Can anyone seriously believe that if crude oil prices remain near current levels and gasoline subsequently stays closer to $4.00 that the Fed is going to actually attempt to shrink the size of its balance sheet by selling off Treasuries which will have the effect of lowering bank reserves and pushing up interest rates?  How does one think this will impact the moribund real estate sector which stubbornly refuses to respond to stimulus? If you think the rate of job hiring is anemic now, just wait and see what happens if interest rates start moving higher on some supposed withdrawal of liquidity.

The other last point I wish to make and is a bit unrelated to this but is relevant – The unstated purpose of the Fed’s QE2 program was to keep interest rates low to LOWER BORROWING COSTS for the US federal government. When your national debt is over $14 TRILLION and rising, when annual budget deficits are above the $ ONE TRILLION mark and the rate of economic growth is not generating sufficient tax revenues to give any hope of seriously closing these budget deficits in the immediate future, it becomes a simple exercise in math that the cost of servicing this huge sum of debt is far easier in a low interest rate environment.
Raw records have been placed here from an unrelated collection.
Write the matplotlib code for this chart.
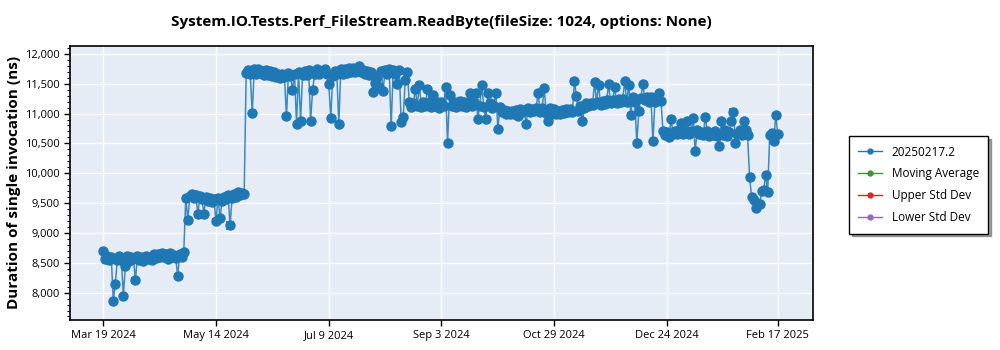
import matplotlib
matplotlib.use("Agg")
import matplotlib.pyplot as plt
import matplotlib.dates as mdates
from matplotlib.lines import Line2D
from matplotlib.ticker import MultipleLocator, FuncFormatter
import pandas as pd

plt.rcParams['font.family'] = ['Open Sans', 'DejaVu Sans']

# one result per day, Mar 19 2024 .. Feb 17 2025
run_dates = pd.date_range('2024-03-19', '2025-02-17', freq='D')

durations = [
    8690, 8560, 8620, 8540, 8600, 7855, 8150, 8540, 8620, 8550,
    7950, 8450, 8620, 8530, 8600, 8560, 8205, 8620, 8540, 8590,
    8530, 8610, 8560, 8590, 8550, 8640, 8580, 8650, 8590, 8660,
    8600, 8640, 8570, 8660, 8600, 8630, 8580, 8283, 8650, 8590,
    8680,
    9580, 9217, 9620, 9660, 9580, 9640, 9317, 9620, 9570, 9317,
    9610, 9540, 9580, 9520, 9560, 9200, 9590, 9245, 9540, 9610,
    9570, 9630, 9128, 9590, 9650, 9600, 9680, 9630, 9670, 9650,
    11680, 11730, 11660, 11017, 11740, 11660, 11750, 11680, 11720, 11650,
    11730, 11640, 11710, 11630, 11700, 11620, 11670, 11600, 11660, 11620,
    10955, 11680, 11630, 11395, 11670, 10828, 11690, 10883, 11640, 11720,
    11650, 11730, 10883, 11395, 11660, 11740, 11670, 11720, 11690, 11750,
    11660, 11495, 10922, 11630, 11720, 11670, 10828, 11740, 11660, 11750,
    11680, 11760, 11690, 11770, 11700, 11740, 11800, 11690, 11730, 11660,
    11710, 11640, 11700, 11367, 11520, 11620, 11450, 11710, 11383, 11730,
    11660, 11750, 10783, 11730, 11660, 11495, 11730, 10855, 10950, 11560,
    11700,
    11190, 11110, 11170, 11412, 11130, 11483, 11110, 11200, 11120, 11412,
    11190, 11110, 11312, 11120, 11200, 11100, 11190, 11120, 11438, 10505,
    11317, 11120, 11200, 11110, 11190, 11210, 11120, 11200, 11110, 11190,
    11345, 11120, 11200, 11345, 10912, 11130, 11478, 11110, 10912, 11345,
    11180, 11090, 11130, 11350, 10733, 11110, 11020, 11060, 10990, 11040,
    10990, 11050, 11000, 11060, 10960, 11080, 11020, 11060, 10828, 11090,
    11030, 11080, 11040, 11100, 11345, 11020, 11100, 11422, 11010, 10867,
    11090, 11000, 11080, 10990, 11040, 11000, 11060, 11010, 11070, 11020,
    11080, 11030, 11538, 11300, 11050, 11130, 10867, 11100, 11180, 11130,
    11180, 11140, 11522, 11200, 11478, 11150, 11210, 11160, 11220, 11495,
    11170, 11230, 11438, 11180, 11240, 11190, 11250, 11538, 11190, 11478,
    10980, 11270, 11190, 10505, 11050, 11260, 11495, 11220, 11280, 11190,
    11270, 10538, 11200, 11250, 11345, 11210,
    10710, 10640, 10690, 10600, 10912, 10650, 10700, 10660, 10720, 10838,
    10650, 10700, 10883, 10650, 10710, 10928, 10367, 10730, 10650, 10690,
    10640, 10950, 10700, 10630, 10680, 10640, 10700, 10620, 10450, 10883,
    10640, 10720, 10630, 10690, 10867, 11033, 10505, 10650, 10730, 10640,
    10883, 10720, 10640,
    9938, 9600, 9550, 9412, 9480, 9478, 9700, 9720, 9967, 9688,
    10640, 10680, 10533, 10983, 10650,
]

# days (index into run_dates) that show a visible error bar, and its half size
err_idx = [16, 37, 42, 47, 50, 56, 58, 63, 185, 234, 262, 266, 313, 254, 244]
err_size = [45, 30, 35, 30, 25, 35, 30, 55, 40, 40, 35, 30, 40, 25, 25]

x_ticks = ['2024-03-19', '2024-05-14', '2024-07-09', '2024-09-03',
           '2024-10-29', '2024-12-24', '2025-02-17']
x_tick_labels = ['Mar 19 2024', 'May 14 2024', 'Jul 9 2024', 'Sep 3 2024',
                 'Oct 29 2024', 'Dec 24 2024', 'Feb 17 2025']

legend_names = ['20250217.2', 'Moving Average', 'Upper Std Dev', 'Lower Std Dev']
legend_colors = ['#1f77b4', '#2ca02c', '#d62728', '#9467bd']

fig = plt.figure(figsize=(10, 3.5), dpi=100)
ax = fig.add_axes([0.070, 0.086, 0.743, 0.783])
ax.set_facecolor('#e5ecf6')

ax.plot(run_dates, durations, color='#1f77b4', lw=1.1, alpha=0.85, zorder=3)
ax.plot(run_dates, durations, ls='none', marker='o', ms=6.5, color='#1f77b4', zorder=4)
ax.errorbar([run_dates[i] for i in err_idx], [durations[i] for i in err_idx],
            yerr=err_size, fmt='none', ecolor='#1f77b4', elinewidth=1.2,
            capsize=3, capthick=1.2, zorder=4)

ax.set_ylim(7543, 12134)
ax.set_xlim(pd.Timestamp('2024-03-02 12:00'), pd.Timestamp('2025-03-06 12:00'))
ax.yaxis.set_major_locator(MultipleLocator(500))
ax.yaxis.set_minor_locator(MultipleLocator(100))
ax.yaxis.set_major_formatter(FuncFormatter(lambda v, p: f'{int(v):,}'))
ax.set_xticks([mdates.date2num(pd.Timestamp(d)) for d in x_ticks])
ax.set_xticklabels(x_tick_labels)
ax.tick_params(axis='both', labelsize=8, length=4, width=1, colors='black')
ax.tick_params(axis='y', which='minor', length=2.5, width=0.8)
ax.grid(True, color='white', lw=1)
ax.set_axisbelow(True)
for s in ax.spines.values():
    s.set_color('black')
    s.set_linewidth(1.2)

ax.set_title('System.IO.Tests.Perf_FileStream.ReadByte(fileSize: 1024, options: None)',
             fontsize=11, fontweight='bold', pad=14)
ax.set_ylabel('Duration of single invocation (ns)', fontsize=11, fontweight='bold', labelpad=3)

handles = [Line2D([], [], color=c, lw=1, marker='o', ms=3.5) for c in legend_colors]
leg = fig.legend(handles, legend_names, loc='upper left', bbox_to_anchor=(0.849, 0.611),
                 bbox_transform=fig.transFigure, borderaxespad=0, fontsize=8.5,
                 frameon=True, fancybox=False, shadow=True, edgecolor='black',
                 handlelength=2.0, labelspacing=0.75, borderpad=0.8)
leg.get_frame().set_linewidth(1)

fig.savefig('out.png', dpi=100)
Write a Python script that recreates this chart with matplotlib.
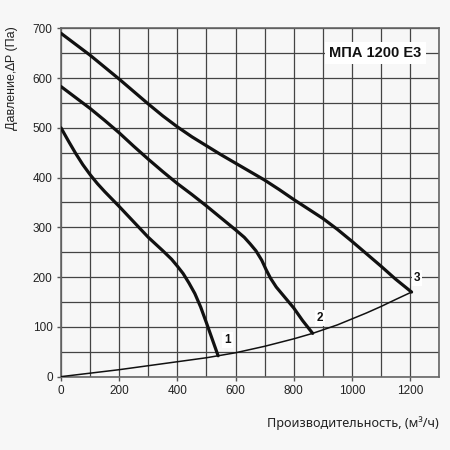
import matplotlib.pyplot as plt
import numpy as np

# curve data
x1 = [0, 25, 50, 75, 100, 125, 150, 200, 250, 300, 350, 380, 400, 420, 440,
      460, 480, 500, 520, 540]
y1 = [500, 474, 449, 426, 406, 388, 372, 342, 311, 280, 253, 236, 222, 207,
      188, 167, 140, 108, 75, 42]

x2 = [0, 50, 100, 150, 200, 250, 300, 350, 400, 450, 500, 550, 600, 630, 650,
      670, 690, 705, 720, 740, 770, 800, 830, 865]
y2 = [583, 561, 539, 515, 490, 463, 437, 412, 388, 366, 343, 319, 295, 280,
      267, 253, 234, 215, 198, 180, 159, 138, 113, 87]

x3 = [0, 50, 100, 150, 200, 250, 300, 350, 400, 450, 500, 550, 600, 650, 700,
      750, 800, 850, 900, 950, 1000, 1050, 1100, 1150, 1205]
y3 = [690, 668, 646, 622, 598, 573, 548, 524, 502, 482, 464, 446, 429, 412,
      395, 376, 356, 337, 318, 296, 272, 247, 222, 196, 170]

xs = [0, 100, 200, 300, 400, 500, 540, 600, 700, 800, 865, 900, 950, 1000,
      1050, 1100, 1150, 1205]
ys = [0, 7, 14, 22, 30, 38, 42, 48, 61, 76, 87, 94, 104, 116, 128, 141, 155, 170]

labels = ["1", "2", "3"]
label_x = [571, 890, 1224]
label_y = [74, 118, 198]

title = "МПА 1200 Е3"
BG = "#f7f7f7"

fig = plt.figure(figsize=(4.5, 4.5), dpi=100, facecolor=BG)
ax = fig.add_axes([0.1356, 0.163, 0.8404, 0.774])
ax.set_facecolor(BG)

ax.set_xlim(0, 1300)
ax.set_ylim(0, 700)
ax.set_xticks(np.arange(0, 1201, 200))
ax.set_xticks(np.arange(100, 1301, 100), minor=True)
ax.set_yticks(np.arange(0, 701, 100))
ax.set_yticks(np.arange(50, 701, 50), minor=True)
ax.grid(True, which="both", color="#444444", linewidth=0.9)
ax.set_axisbelow(True)
ax.tick_params(which="major", length=3, width=1, color="#555555",
               labelsize=8.5, pad=3, labelcolor="#222222")
ax.tick_params(which="minor", length=0)
for lab in ax.get_xticklabels() + ax.get_yticklabels():
    lab.set_family("Liberation Sans")
for s in ax.spines.values():
    s.set_color("#666666")
    s.set_linewidth(1.2)

ax.plot(xs, ys, color="#111111", linewidth=1.1, zorder=3)
for xx, yy in [(x1, y1), (x2, y2), (x3, y3)]:
    ax.plot(xx, yy, color="#111111", linewidth=2.3, zorder=4,
            solid_joinstyle="round", solid_capstyle="round")

for t, lx, ly in zip(labels, label_x, label_y):
    ax.text(lx, ly, t, fontsize=8.5, fontweight="bold", family="Liberation Sans",
            ha="center", va="center", color="#111111", zorder=5,
            bbox=dict(facecolor="white", edgecolor="none", pad=1.5))

ax.text(1080, 650, title, fontsize=10.5, fontweight="bold", family="Liberation Sans",
        ha="center", va="center", color="#111111", zorder=5,
        bbox=dict(facecolor="white", edgecolor="none", pad=3))

fig.text(0.975, 0.06, "Производительность, (м³/ч)", fontsize=9.1,
         family="Noto Sans", ha="right", va="center", color="#222222")
fig.text(0.027, 0.827, "Давление,∆P (Па)", fontsize=9, rotation=90,
         family="Liberation Sans", ha="center", va="center", color="#222222")

fig.savefig("out.png", dpi=100, facecolor=BG)
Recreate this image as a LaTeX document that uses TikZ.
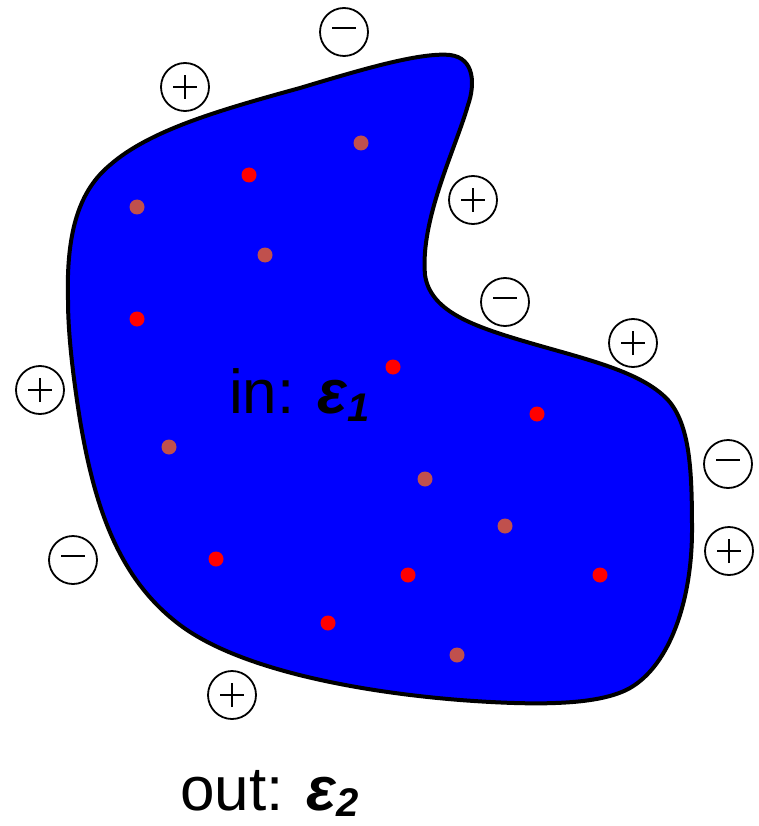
\documentclass[tikz,border=0pt]{standalone}
\usepackage{fontspec}
\setmainfont{Liberation Sans}
\definecolor{dotbrown}{RGB}{192,80,77}
\definecolor{blobblue}{RGB}{0,0,255}
\tikzset{
  chg/.style={circle,draw,line width=1.8pt,minimum size=48pt,inner sep=0pt},
  plusc/.style={chg, path picture={\draw[line width=2pt]
     ([xshift=-12pt]path picture bounding box.center) -- ++(24pt,0pt)
     ([yshift=-12pt]path picture bounding box.center) -- ++(0pt,24pt);}},
  minusc/.style={chg, path picture={\draw[line width=2pt]
     ([xshift=-12pt,yshift=4pt]path picture bounding box.center) -- ++(24pt,0pt);}},
  reddot/.style={circle,fill=red,minimum size=15pt,inner sep=0pt},
  browndot/.style={circle,fill=dotbrown,minimum size=15pt,inner sep=0pt},
  lbl/.style={font=\fontsize{62}{62}\selectfont,inner sep=0pt,anchor=base west}
}
\begin{document}
\begin{tikzpicture}[x=1pt,y=-1pt]
\useasboundingbox (0,0) rectangle (759,826);
% blob
\draw[line width=4pt,fill=blobblue,line join=round]
  (68,300) .. controls (66,230) and (80,190) .. (110,165)
  .. controls (150,130) and (220,110) .. (300,88)
  .. controls (360,70) and (420,52) .. (450,55)
  .. controls (475,58) and (475,85) .. (468,105)
  .. controls (455,150) and (420,220) .. (425,275)
  .. controls (430,310) and (470,325) .. (520,340)
  .. controls (580,358) and (640,370) .. (668,400)
  .. controls (690,425) and (692,470) .. (692,530)
  .. controls (692,600) and (670,665) .. (630,688)
  .. controls (600,705) and (540,706) .. (460,700)
  .. controls (360,692) and (240,670) .. (180,625)
  .. controls (120,580) and (95,510) .. (80,420)
  .. controls (72,370) and (68,330) .. (68,300) -- cycle;
% charges
\node[minusc] (c1) at (344,32) {};
\node[plusc]  (c2) at (185,87) {};
\node[plusc]  (c3) at (473,200) {};
\node[minusc] (c4) at (505,302) {};
\node[plusc]  (c5) at (633,343) {};
\node[plusc]  (c6) at (40,390) {};
\node[minusc] (c7) at (728,464) {};
\node[plusc]  (c8) at (729,551) {};
\node[minusc] (c9) at (73,560) {};
\node[plusc]  (c10) at (232,695) {};
% dots
\node[reddot] (r1) at (249,175) {};
\node[reddot] (r2) at (137,319) {};
\node[reddot] (r3) at (393,367) {};
\node[reddot] (r4) at (537,414) {};
\node[reddot] (r5) at (216,559) {};
\node[reddot] (r6) at (408,575) {};
\node[reddot] (r7) at (600,575) {};
\node[reddot] (r8) at (328,623) {};
\node[browndot] (b1) at (361,143) {};
\node[browndot] (b2) at (137,207) {};
\node[browndot] (b3) at (265,255) {};
\node[browndot] (b4) at (169,447) {};
\node[browndot] (b5) at (425,479) {};
\node[browndot] (b6) at (505,526) {};
\node[browndot] (b7) at (457,655) {};
% labels
\node[lbl] (tin) at (229,413) {in: \textbf{\textit{ε\raisebox{-0.25ex}{\fontsize{40}{40}\selectfont 1}}}};
\node[lbl] (tout) at (180,810) {out: \textbf{\textit{ε\raisebox{-0.2ex}{\fontsize{40}{40}\selectfont 2}}}};
\end{tikzpicture}
\end{document}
When you dealing with numbers of this magnitude, a measly 1% raise in rates carries enormous consequences for US borrowing costs and interest rate payments.

I am not so sure that Mr. Bernanke would long hold his current position were he to actually attempt to withdraw any liquidity by shrinking the balance sheet of the Fed. If he were foolish enough to try in the current environment, every politician in the country would take aim at him with both barrels and begin blaming their budgetary woes and any economic woes on rising interest rates. What a convenient scapegoat he would then become.

The situation is that the Fed is stuck. It cannot withdraw any liquidity without creating an entirely new set of problems that would more than likely have to be once again dealt with by adding more liquidity and repeating the cycle. Lather, Rinse, Repeat!